Judges And The Ballot Box: Religious Right Intervention In Judicial Election Sparks Controversy

Judges and other public officials should never elevate a narrow interpretation of God’s law above the Constitution or federal and state laws.

California seems to be the breeding ground for lots of new ideas – some good and some not so good.

Back in the early 1990s, Religious Right activists in the Golden State got it into their heads to promote “stealth candidates.” The idea was that fundamentalist Christians would run for local office stressing themes like low taxation and fiscal responsibility. They kept their extreme views on social issues hidden.

The scheme worked for a time. But once the candidates won office, it quickly became apparent that they were obsessed with social issues. Voters rejected them at the ballot box at the first opportunity.

Now a Religious Right movement called “Better Courts Now” is taking aim at state judges. California has an elected judiciary, and usually the elections are routine affairs marked by low voter turnout. Better Courts Now wants to change that and put its slate of candidates on the state bench.

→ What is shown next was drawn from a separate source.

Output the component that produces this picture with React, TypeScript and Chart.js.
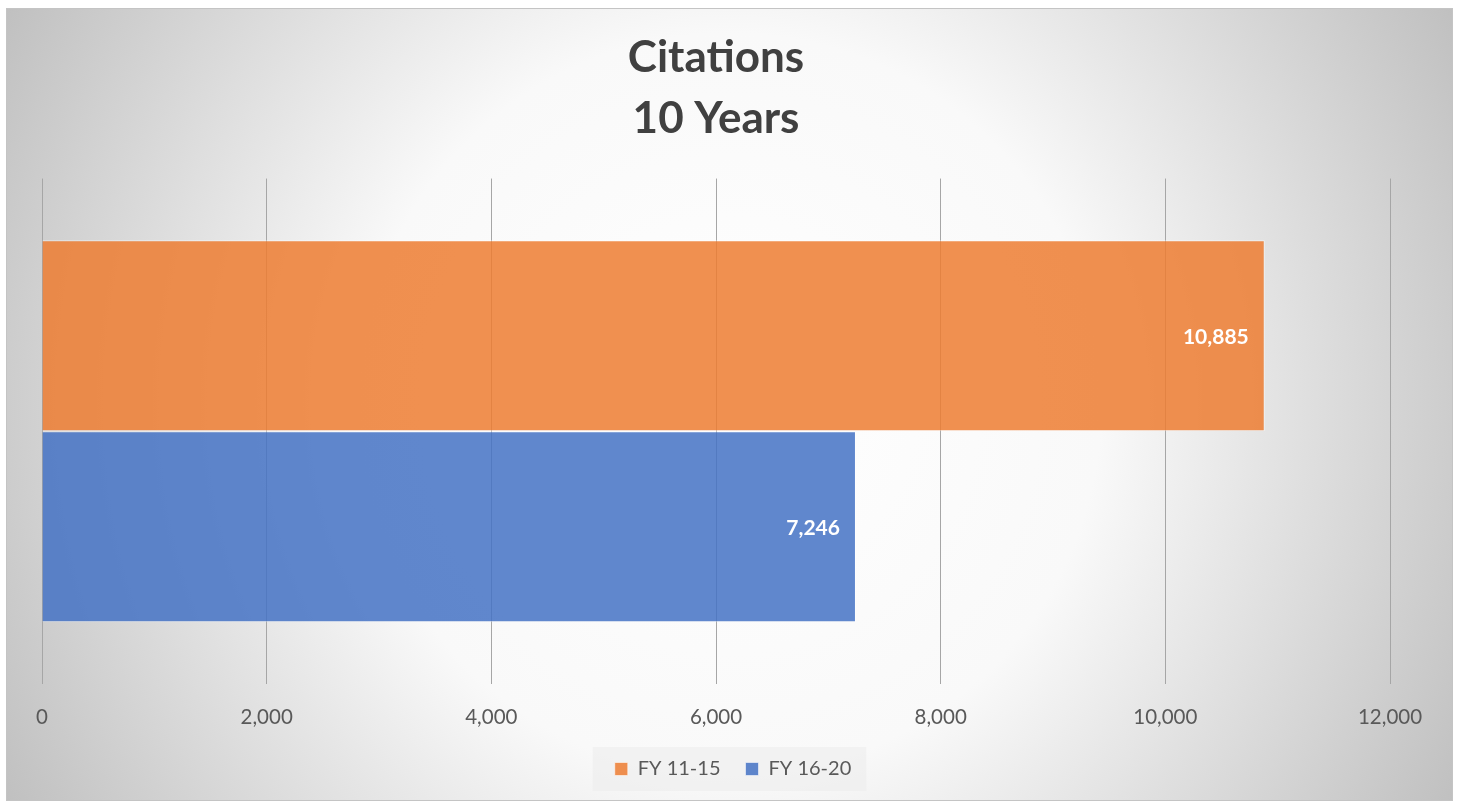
import React, { useEffect, useRef } from "react";
import { Chart, registerables } from "chart.js";

Chart.register(...registerables);

const categories = [""];
const seriesNames = ["FY 11-15", "FY 16-20"];
const fy1115 = [10885];
const fy1620 = [7246];
const titleLines = ["Citations", "10 Years"];
const xMax = 12000;
const xStep = 2000;

const FONT = "Lato, 'Open Sans', sans-serif";

const legendShiftPlugin = {
  id: "legendShift",
  afterLayout(chart: any) {
    const lg = chart.legend;
    if (lg) {
      lg.left += 17;
      lg.right += 17;
    }
  },
};

const bgPlugin = {
  id: "bgPlugin",
  beforeDraw(chart: any) {
    const { ctx, width, height } = chart;
    ctx.save();
    const cx = width * 0.5;
    const cy = height * 0.5;
    const r = Math.sqrt(cx * cx + cy * cy);
    const g = ctx.createRadialGradient(cx, cy, 0, cx, cy, r);
    g.addColorStop(0, "#ffffff");
    g.addColorStop(0.45, "#f9f9f9");
    g.addColorStop(1, "#c0c0c0");
    ctx.fillStyle = g;
    ctx.fillRect(0, 0, width, height);
    ctx.strokeStyle = "#c4c4c4";
    ctx.lineWidth = 1;
    ctx.strokeRect(0.5, 0.5, width - 1, height - 1);
    const lg = chart.legend;
    if (lg && lg.legendHitBoxes && lg.legendHitBoxes.length) {
      const hb = lg.legendHitBoxes;
      let minX = Infinity, maxX = -Infinity, minY = Infinity, maxY = -Infinity;
      hb.forEach((b: any) => {
        minX = Math.min(minX, b.left);
        maxX = Math.max(maxX, b.left + b.width);
        minY = Math.min(minY, b.top);
        maxY = Math.max(maxY, b.top + b.height);
      });
      const cyL = (minY + maxY) / 2;
      ctx.fillStyle = "rgba(236,236,236,0.6)";
      ctx.fillRect(minX - 22, cyL - 22, maxX - minX + 37, 44);
    }
    ctx.restore();
  },
};

const labelPlugin = {
  id: "labelPlugin",
  afterDatasetsDraw(chart: any) {
    const { ctx } = chart;
    ctx.save();
    ctx.font = `bold 21px ${FONT}`;
    ctx.fillStyle = "#ffffff";
    ctx.textAlign = "right";
    ctx.textBaseline = "middle";
    chart.data.datasets.forEach((ds: any, i: number) => {
      const meta = chart.getDatasetMeta(i);
      meta.data.forEach((el: any, j: number) => {
        const v = ds.data[j];
        ctx.fillText(v.toLocaleString("en-US"), el.x - 16, el.y + 1);
      });
    });
    ctx.restore();
  },
};

export default function App() {
  const ref = useRef<HTMLCanvasElement | null>(null);
  useEffect(() => {
    if (!ref.current) return;
    const chart = new Chart(ref.current, {
      type: "bar",
      data: {
        labels: categories,
        datasets: [
          {
            label: seriesNames[0],
            data: fy1115,
            backgroundColor: "rgba(237,125,49,0.85)",
            borderColor: "rgba(255,255,255,0.55)",
            borderWidth: 1,
          },
          {
            label: seriesNames[1],
            data: fy1620,
            backgroundColor: "rgba(68,114,196,0.85)",
            borderColor: "rgba(255,255,255,0.55)",
            borderWidth: 1,
          },
        ],
      },
      options: {
        indexAxis: "y",
        animation: false,
        responsive: true,
        maintainAspectRatio: false,
        categoryPercentage: 0.756,
        barPercentage: 1,
        layout: { padding: { left: 36, right: 63, top: 0, bottom: 12 } },
        scales: {
          x: {
            min: 0,
            max: xMax,
            afterFit: (s: any) => {
              s.height = 50;
            },
            ticks: {
              stepSize: xStep,
              color: "#595959",
              font: { family: FONT, size: 20.5 },
              padding: 21,
              callback: (v: any) => Number(v).toLocaleString("en-US"),
            },
            grid: { color: "#a6a6a6", drawTicks: false },
            border: { display: false },
          },
          y: {
            display: false,
            grid: { display: false },
          },
        },
        plugins: {
          title: {
            display: true,
            text: titleLines,
            color: "#404040",
            font: { family: FONT, size: 44, weight: "bold", lineHeight: 1.37 },
            padding: { top: 20, bottom: 30 },
          },
          legend: {
            position: "bottom",
            labels: {
              color: "#595959",
              font: { family: FONT, size: 20 },
              boxWidth: 13,
              boxHeight: 13,
              padding: 25,
            },
          },
          tooltip: { enabled: false },
        },
      },
      plugins: [legendShiftPlugin, bgPlugin, labelPlugin],
    } as any);
    return () => chart.destroy();
  }, []);
  return (
    <div style={{ position: "absolute", left: 6, top: 8, width: 1447, height: 793 }}>
      <canvas ref={ref} />
    </div>
  );
}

The group was founded by a pastor named Don Hamer of Zion Christian Fellowship, who was prominent in the battle to end same-sex marriage in California. Hamer has since died, and the crusade is currently being led by Zion’s new pastor, Brian Hendry.

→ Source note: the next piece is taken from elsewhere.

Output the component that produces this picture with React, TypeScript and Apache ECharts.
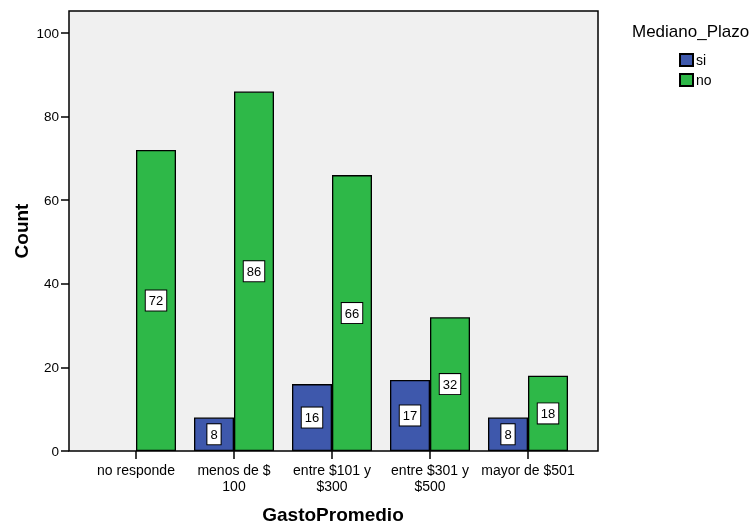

Zion Christian Fellowship’s Web site describes the church’s “Salt & Light Ministry” in political terms. It aims to “improve and enhance the witness of Jesus Christ in the areas of government, politics and social issues. It does this by appropriately involving the local church to influence its community, culture and government.”

One of the ministry’s goals, the web site says, is “raising up candidates for office that hold our values.” The Associated Press says Hamer vetted the candidates chosen by Better Courts Now.

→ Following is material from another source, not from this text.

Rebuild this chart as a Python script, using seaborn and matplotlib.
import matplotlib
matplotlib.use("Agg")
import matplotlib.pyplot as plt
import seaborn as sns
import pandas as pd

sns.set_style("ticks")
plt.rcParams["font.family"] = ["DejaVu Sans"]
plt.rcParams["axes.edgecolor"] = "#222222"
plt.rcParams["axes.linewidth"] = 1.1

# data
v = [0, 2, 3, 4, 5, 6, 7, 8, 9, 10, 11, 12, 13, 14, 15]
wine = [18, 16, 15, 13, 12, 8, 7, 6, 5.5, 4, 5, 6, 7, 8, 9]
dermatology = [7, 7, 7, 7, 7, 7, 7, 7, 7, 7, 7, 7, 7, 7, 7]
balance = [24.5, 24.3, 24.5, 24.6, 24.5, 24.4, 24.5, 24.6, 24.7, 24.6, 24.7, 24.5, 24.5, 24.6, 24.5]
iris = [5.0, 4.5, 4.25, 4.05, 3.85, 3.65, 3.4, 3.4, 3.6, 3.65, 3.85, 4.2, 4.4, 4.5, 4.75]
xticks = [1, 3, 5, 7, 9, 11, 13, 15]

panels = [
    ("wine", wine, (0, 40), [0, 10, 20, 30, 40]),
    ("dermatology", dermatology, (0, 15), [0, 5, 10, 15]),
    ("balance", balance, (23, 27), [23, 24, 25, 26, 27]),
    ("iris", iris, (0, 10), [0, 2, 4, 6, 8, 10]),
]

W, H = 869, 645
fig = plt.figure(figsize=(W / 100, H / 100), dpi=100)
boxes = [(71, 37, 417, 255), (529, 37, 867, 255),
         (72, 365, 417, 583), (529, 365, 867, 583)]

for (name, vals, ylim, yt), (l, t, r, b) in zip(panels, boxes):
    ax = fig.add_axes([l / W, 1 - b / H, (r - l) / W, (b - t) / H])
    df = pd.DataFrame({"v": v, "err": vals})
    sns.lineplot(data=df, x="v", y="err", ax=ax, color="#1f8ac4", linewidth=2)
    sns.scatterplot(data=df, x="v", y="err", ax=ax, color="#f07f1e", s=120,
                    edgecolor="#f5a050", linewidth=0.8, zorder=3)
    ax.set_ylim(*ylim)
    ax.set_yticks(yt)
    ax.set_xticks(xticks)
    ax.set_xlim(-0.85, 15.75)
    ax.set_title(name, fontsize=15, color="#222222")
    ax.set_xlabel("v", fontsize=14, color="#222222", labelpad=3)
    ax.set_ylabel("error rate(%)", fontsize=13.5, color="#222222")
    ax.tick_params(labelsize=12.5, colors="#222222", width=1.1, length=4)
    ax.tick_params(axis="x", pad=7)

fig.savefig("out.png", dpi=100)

The drive for a judiciary that seems beholden to a religious agenda troubles some Californians.

“Any organization that wants judges to subscribe to a certain political party or certain value system or certain way of ruling to me threatens the independence of the judiciary,” San Diego County District Attorney Bonnie Dumanis told the AP. “Judges should be evaluated based on their qualifications and their duty to follow the law.”

Dumanis and other Californians have good cause to be concerned. Judges and other public officials should never elevate a narrow interpretation of God’s law above the Constitution or federal and state laws.

And while groups such as Better Courts Now may claim to speak for God – one of its activists asserted that “God has called upon us” to act – they really are just speaking for themselves. After all, I’m sure there are people in California who feel certain God is pulling them in a different direction from Better Courts Now.

Not everyone in California agrees on what constitutes “God’s law.” Better Courts Now feels confident that God opposes same-sex marriage. There are plenty of people in California who argue that God approves of such unions. (Still others argue there is no God to care.)

Judges are often called upon to make difficult decisions. Upholding the values of the federal and state constitutions is not always popular. That’s why an independent judiciary is a vital safeguard in any republic. It’s also why judges must be free from the passing whims and prejudices of majority rule.

Any move to choose judges based on their adherence to religion upsets that fundamental principle.